# UK Soap and Drama Discussion > EastEnders > Spoilers >  Now Gus Leaves

## moonstorm

Mohammed George yesterday agreed to leave EastEnders after six years as gormless street sweeper Gus Smith.

His departure "by mutual consent" follows a turbulent year in which he was suspended following a rowdy bust-up outside a diner with his girlfriend.

A bbc spokeswoman said: "As the character did not have any big plots coming up it was agreed Mohammed would leave.

"He is in talks with the BBC about other projects."

Gus was first in Albert Square in 2002 and has spent most of his time hanging around the cafe and working as a cleaner.

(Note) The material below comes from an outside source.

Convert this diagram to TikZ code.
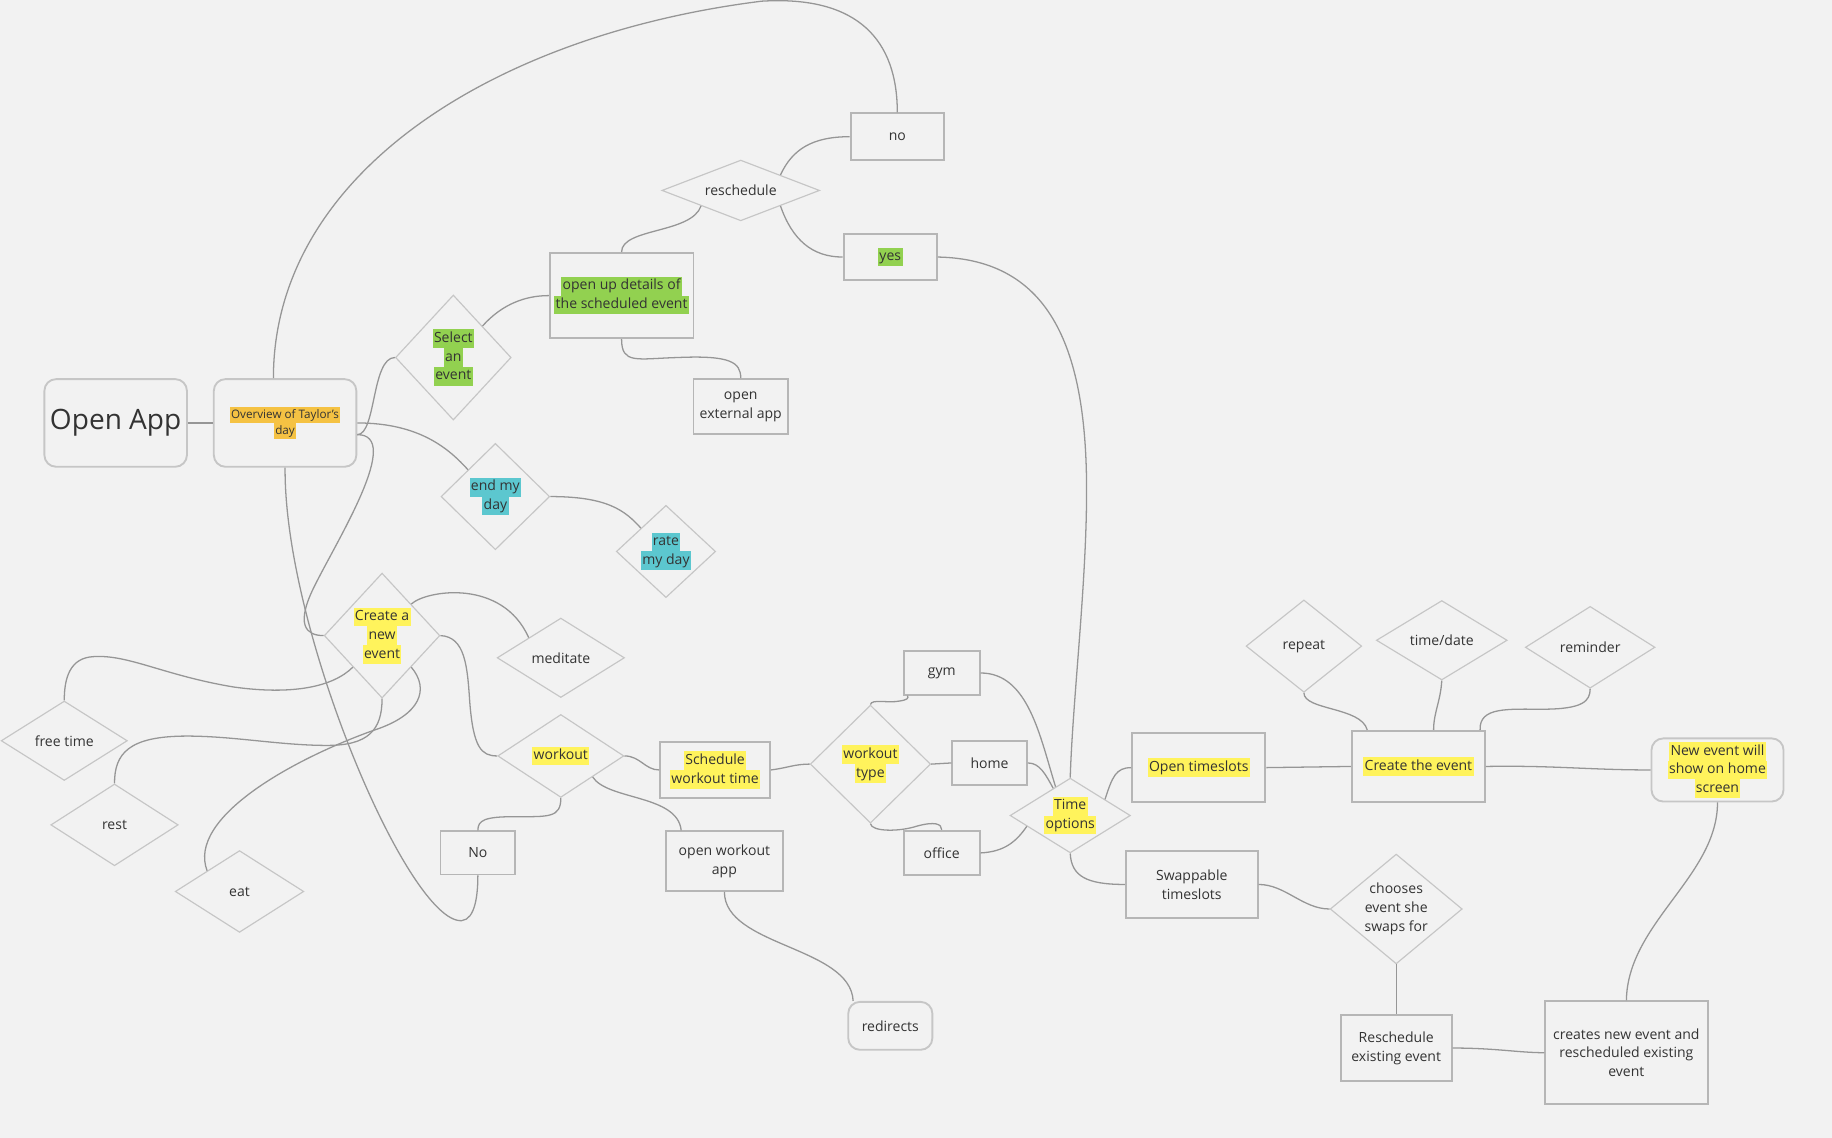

Last night an insider said the big question is now who will look after Gus's pet mutt Wellard.

A year ago Mr George was caught on CCTV having a boozy fight with partner Emma Archibald in a Camden street.

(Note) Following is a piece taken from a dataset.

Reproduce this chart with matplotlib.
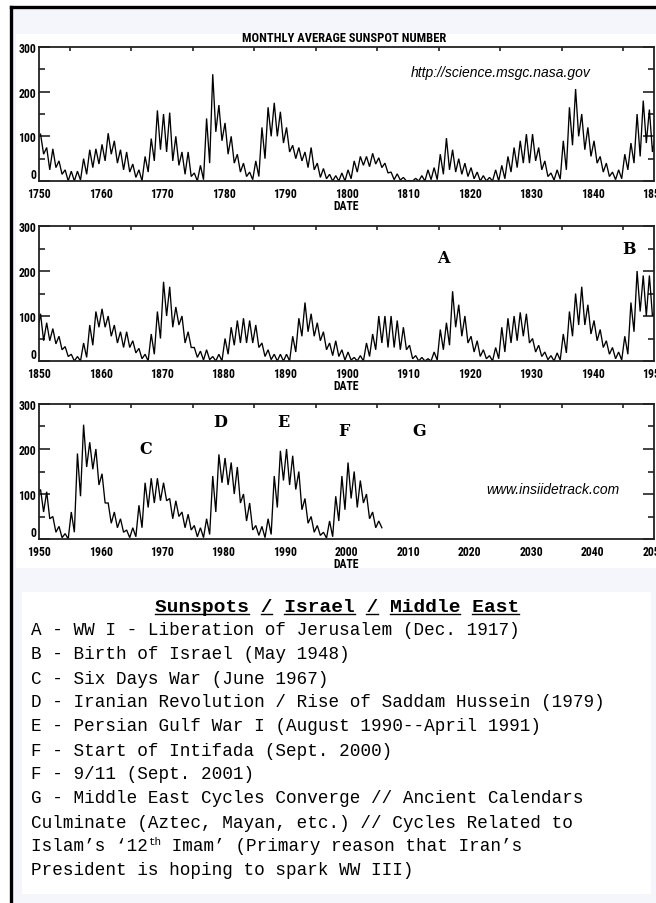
import matplotlib
matplotlib.use('Agg')
import matplotlib.pyplot as plt
from matplotlib import font_manager
from matplotlib.patches import Rectangle
from matplotlib.lines import Line2D
import numpy as np

# ---------------- data ----------------
years = list(range(1750, 2006))
monthly_high = [
    105, 75, 72, 45, 25, 22, 22, 50, 70, 72,        # 1750s
    82, 107, 90, 70, 65, 38, 25, 55, 95, 158,       # 1760s
    150, 153, 100, 65, 65, 18, 35, 140, 239, 170,   # 1770s
    130, 100, 60, 40, 20, 45, 120, 165, 175, 155,   # 1780s
    120, 80, 75, 65, 75, 40, 28, 15, 12, 18,        # 1790s
    25, 45, 55, 55, 62, 52, 40, 20, 16, 8,          # 1800s
    1, 6, 12, 25, 30, 60, 96, 70, 50, 40,           # 1810s
    30, 20, 12, 8, 25, 35, 55, 75, 90, 105,         # 1820s
    105, 75, 45, 18, 25, 90, 165, 206, 150, 120,    # 1830s
    90, 55, 40, 20, 25, 60, 85, 150, 180, 160,      # 1840s
    105, 85, 72, 55, 32, 15, 10, 40, 80, 110,       # 1850s
    116, 100, 80, 65, 65, 45, 28, 15, 60, 110,      # 1860s
    176, 165, 120, 100, 65, 30, 22, 25, 10, 15,     # 1870s
    50, 75, 90, 95, 90, 80, 40, 25, 15, 15,         # 1880s
    15, 55, 95, 130, 105, 85, 65, 40, 45, 25,       # 1890s
    20, 8, 12, 40, 60, 100, 100, 100, 90, 75,       # 1900s
    35, 12, 8, 5, 20, 70, 85, 155, 125, 100,        # 1910s
    55, 45, 25, 12, 30, 75, 95, 100, 108, 105,      # 1920s
    50, 35, 20, 12, 18, 60, 110, 150, 165, 125,     # 1930s
    90, 70, 45, 30, 20, 55, 130, 200, 190, 190,     # 1940s
    110, 105, 50, 28, 12, 60, 190, 254, 215, 200,   # 1950s
    145, 80, 60, 45, 20, 25, 75, 125, 135, 135,     # 1960s
    125, 90, 85, 60, 55, 30, 25, 45, 140, 188,      # 1970s
    180, 170, 160, 100, 80, 30, 28, 45, 140, 196,   # 1980s
    200, 185, 150, 90, 50, 30, 15, 40, 95, 140,     # 1990s
    170, 150, 130, 100, 60, 40,                     # 2000-2005
]
monthly_low = [
    60, 25, 30, 15, 0, 0, 2, 15, 30, 38,
    45, 60, 40, 25, 20, 8, 0, 20, 45, 70,
    65, 45, 35, 15, 10, 0, 3, 40, 110, 90,
    60, 40, 20, 10, 3, 10, 50, 100, 100, 85,
    65, 50, 45, 30, 25, 8, 5, 0, 0, 0,
    5, 20, 35, 32, 38, 30, 18, 3, 2, 0,
    0, 0, 0, 3, 3, 15, 25, 20, 15, 10,
    5, 0, 0, 0, 0, 5, 20, 30, 40, 40,
    45, 25, 10, 2, 4, 25, 80, 100, 70, 55,
    40, 20, 10, 3, 5, 25, 40, 55, 85, 65,
    45, 45, 38, 25, 10, 0, 0, 8, 35, 75,
    75, 55, 40, 30, 30, 18, 5, 0, 15, 50,
    100, 75, 80, 40, 30, 8, 2, 3, 0, 0,
    15, 35, 40, 40, 40, 30, 10, 3, 0, 0,
    0, 20, 55, 65, 55, 45, 25, 12, 10, 2,
    2, 0, 0, 10, 25, 40, 30, 30, 25, 25,
    5, 0, 0, 0, 2, 25, 35, 75, 55, 40,
    20, 10, 5, 0, 5, 20, 40, 45, 55, 40,
    20, 10, 3, 0, 2, 18, 55, 80, 80, 60,
    45, 30, 15, 5, 2, 15, 65, 110, 100, 100,
    60, 45, 15, 3, 0, 15, 95, 160, 155, 120,
    80, 35, 25, 15, 3, 5, 25, 70, 80, 85,
    85, 45, 50, 25, 20, 5, 3, 10, 60, 125,
    120, 100, 80, 40, 20, 8, 3, 10, 70, 130,
    120, 110, 65, 35, 15, 8, 2, 5, 40, 65,
    90, 70, 80, 45, 25, 25,
]

panel_ranges = [(1750, 1850), (1850, 1950), (1950, 2050)]
y_ticks = [0, 100, 200, 300]

event_letters = ['A', 'B', 'C', 'D', 'E', 'F', 'G']
event_x = [1915.7, 1945.9, 1967.4, 1979.4, 1989.7, 1999.6, 2011.8]
event_y = [229, 251, 202, 262, 262, 240, 240]
event_panel = [1, 1, 2, 2, 2, 2, 2]

chart_title = "MONTHLY AVERAGE SUNSPOT NUMBER"
source_text = "http://science.msgc.nasa.gov"
site_text = "www.insiidetrack.com"

legend_title = "Sunspots / Israel / Middle East"
legend_lines = [
    "A - WW I - Liberation of Jerusalem (Dec. 1917)",
    "B - Birth of Israel (May 1948)",
    "C - Six Days War (June 1967)",
    "D - Iranian Revolution / Rise of Saddam Hussein (1979)",
    "E - Persian Gulf War I (August 1990--April 1991)",
    "F - Start of Intifada (Sept. 2000)",
    "F - 9/11 (Sept. 2001)",
    "G - Middle East Cycles Converge // Ancient Calendars",
    "Culminate (Aztec, Mayan, etc.) // Cycles Related to",
    None,  # line with superscript, built below
    "President is hoping to spark WW III)",
]
sup_line_parts = ["Islam\u2019s \u201812", "th", " Imam\u2019 (Primary reason that Iran\u2019s"]

# ---------------- fonts ----------------
names = {f.name for f in font_manager.fontManager.ttflist}
narrow = 'DejaVu Sans'
for cand in ['Liberation Sans Narrow', 'DejaVu Sans Condensed', 'Roboto Condensed',
             'Open Sans Condensed', 'Liberation Sans']:
    if cand in names:
        narrow = cand
        break
mono = 'Liberation Mono' if 'Liberation Mono' in names else 'DejaVu Sans Mono'
sans = 'Liberation Sans' if 'Liberation Sans' in names else 'DejaVu Sans'

# ---------------- figure ----------------
W, H = 656, 904
fig = plt.figure(figsize=(W / 100, H / 100), dpi=100)
fig.patch.set_facecolor('white')

def fx(x):
    return x / W

def fy(y):
    return 1 - y / H

lav = '#f5f5fc'
fig.patches.append(Rectangle((fx(11), 0), 1, fy(8), transform=fig.transFigure,
                             facecolor=lav, edgecolor='none', zorder=-10))
fig.patches.append(Rectangle((fx(16), fy(569)), fx(656) - fx(16), fy(35) - fy(569),
                             transform=fig.transFigure, facecolor='white',
                             edgecolor='none', zorder=-9))
fig.patches.append(Rectangle((fx(22), fy(895)), fx(651) - fx(22), fy(593) - fy(895),
                             transform=fig.transFigure, facecolor='white',
                             edgecolor='none', zorder=-9))
fig.lines.append(Line2D([fx(11), fx(11)], [0, fy(8)], transform=fig.transFigure,
                        color='black', lw=2.4))
fig.lines.append(Line2D([fx(11), 1], [fy(8), fy(8)], transform=fig.transFigure,
                        color='black', lw=2.4))

yrs = np.array(years, dtype=float)
xs = np.column_stack([yrs + 0.25, yrs + 0.75]).ravel()
vs = np.column_stack([monthly_high, monthly_low]).ravel()

panel_px = [(48, 182), (227, 362), (405, 540)]
axes = []
for i, ((x0, x1), (top, bot)) in enumerate(zip(panel_ranges, panel_px)):
    ax = fig.add_axes([fx(39), fy(bot), fx(654) - fx(39), fy(top) - fy(bot)])
    ax.set_facecolor('white')
    ax.plot(xs, vs, color='black', lw=0.95, solid_joinstyle='miter')
    ax.set_xlim(x0, x1)
    ax.set_ylim(0, 300)
    for s in ax.spines.values():
        s.set_color('#222222')
        s.set_linewidth(1.3)
    ax.set_xticks(list(range(x0, x1 + 1, 10)))
    ax.set_xticklabels([str(v) for v in range(x0, x1 + 1, 10)],
                       fontfamily=narrow, fontweight='bold', fontsize=8.5)
    ax.tick_params(axis='x', bottom=False, top=False, pad=0.5)
    ax.set_yticks(y_ticks)
    ax.set_yticklabels([str(v) for v in y_ticks], fontfamily=narrow,
                       fontweight='bold', fontsize=8.5)
    ax.tick_params(axis='y', direction='in', length=8, width=1.2, left=True,
                   right=True, pad=2, color='#222222')
    ax.set_yticks([50, 150, 250], minor=True)
    ax.tick_params(axis='y', which='minor', direction='in', length=4, width=1.2,
                   left=True, right=True, color='#222222')
    ax.set_xticks(list(range(x0, x1 + 1, 5)), minor=True)
    ax.tick_params(axis='x', which='minor', direction='in', length=3, width=1.2,
                   top=True, bottom=False, color='#222222')
    # the "0" label sits just above the axis line, as in the original
    ax.get_yticklabels()[0].set_verticalalignment('bottom')
    mid = (x0 + x1) / 2
    ax.text(mid, -0.135, 'DATE', transform=ax.get_xaxis_transform(), ha='center',
            va='top', fontfamily=narrow, fontweight='bold', fontsize=8.5,
            clip_on=False)
    axes.append(ax)

fig.text(fx(344), fy(39), chart_title, ha='center', va='center',
         fontfamily=narrow, fontweight='bold', fontsize=9)
axes[0].text(1825.1, 244, source_text, ha='center', va='center',
             fontfamily=sans, style='italic', fontsize=10)
axes[2].text(2033.6, 111, site_text, ha='center', va='center',
             fontfamily=sans, style='italic', fontsize=10)

for lab, x, y, p in zip(event_letters, event_x, event_y, event_panel):
    axes[p].text(x, y, lab, ha='center', va='center', fontfamily='DejaVu Serif',
                 fontweight='bold', fontsize=11.5)

# ---------------- text box ----------------
fs = 12.7
title_y = 607
t = fig.text(fx(337), fy(title_y), legend_title, ha='center', va='center',
             fontfamily=mono, fontweight='bold', fontsize=14)

line_y0 = 631
step = 24
left_x = 31
for i, line in enumerate(legend_lines):
    y = line_y0 + i * step
    if line is not None:
        fig.text(fx(left_x), fy(y), line, ha='left', va='center',
                 fontfamily=mono, fontsize=fs)

fig.canvas.draw()
renderer = fig.canvas.get_renderer()

bb = t.get_window_extent(renderer)
cw = bb.width / len(legend_title)
uy = bb.y0 + 1
j = 0
while j < len(legend_title):
    if legend_title[j] != ' ':
        k = j
        while k < len(legend_title) and legend_title[k] != ' ':
            k += 1
        fig.lines.append(Line2D([(bb.x0 + j * cw) / W, (bb.x0 + k * cw) / W],
                                [uy / H, uy / H], transform=fig.transFigure,
                                color='black', lw=1.0))
        j = k
    else:
        j += 1

yi = line_y0 + legend_lines.index(None) * step
p1 = fig.text(fx(left_x), fy(yi), sup_line_parts[0], ha='left', va='center',
              fontfamily=mono, fontsize=fs)
b1 = p1.get_window_extent(renderer)
p2 = fig.text(b1.x1 / W, fy(yi - 5), sup_line_parts[1], ha='left', va='center',
              fontfamily=mono, fontsize=fs * 0.62)
b2 = p2.get_window_extent(renderer)
fig.text(b2.x1 / W, fy(yi), sup_line_parts[2], ha='left', va='center',
         fontfamily=mono, fontsize=fs)

fig.savefig('out.png', dpi=100, facecolor=fig.get_facecolor())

The 25-year-old was arrested and later suspended for two months for "bringing the show into disrepute". He eventually received a caution.

SOURCE: http://www.mirror.co.uk/showbiz/2008...9520-20289574/

----------


## Abbie

Awww thats a shame, I like Gus, even though he never really does anything, its just nice thats hes there you know

----------

xxxxxx (20-01-2008)

----------


## Katy

i liked him to, i thought they never really did anything with his character.

----------


## Bryan

LONG overdue, he should have been axed after he finished with Sonia. 

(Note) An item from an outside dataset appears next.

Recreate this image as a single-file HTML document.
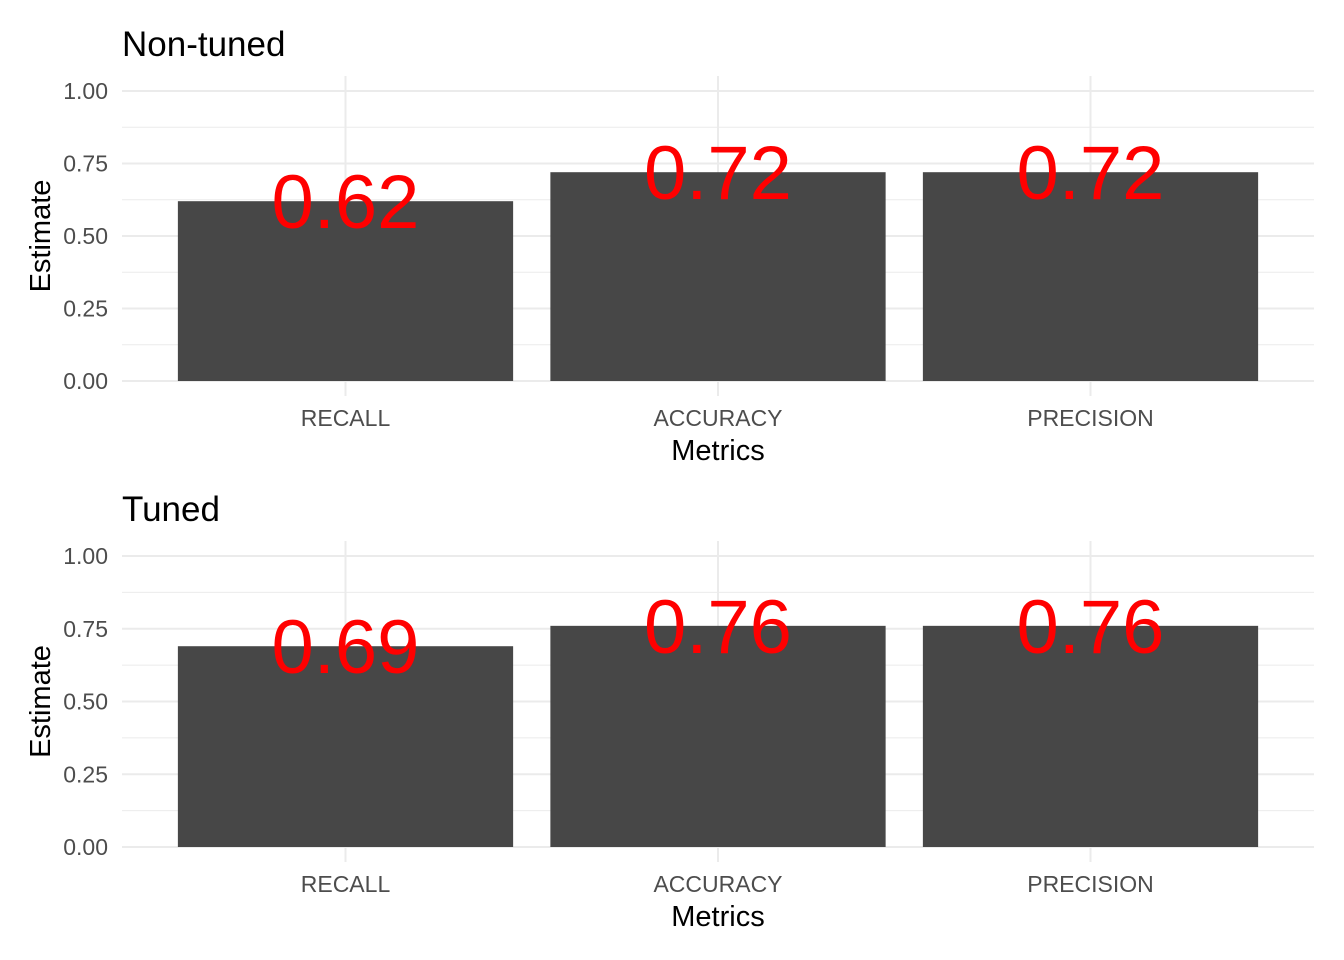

Some dead wood gone at last I see, all we need is the Millers to go and we're sorted. 

I propose Winston takes a more prominant role as street cleaner  :Big Grin:

----------

parkerman (23-01-2008)

----------


## Perdita

Aww, that is sad, I like Gus, he was always dependable and sensible. Another character they have never done anything with, now they want to get rid.  :Angry:   Can I have Wellard please?   :Angel:

----------


## lizann

good riddance to bad rubbish

----------

Bryan (18-01-2008), Siobhan (18-01-2008), StarsOfCCTV (18-01-2008)

----------


## parkerman

> I propose Winston takes a more prominant role as street cleaner


Hear hear. At least Winston did get to say a few words last week. :Cheer:

----------


## LostVoodoo

poor Gus, never had a good time of it, has he?

i think Jay should look after Wellard, could be good for him.

----------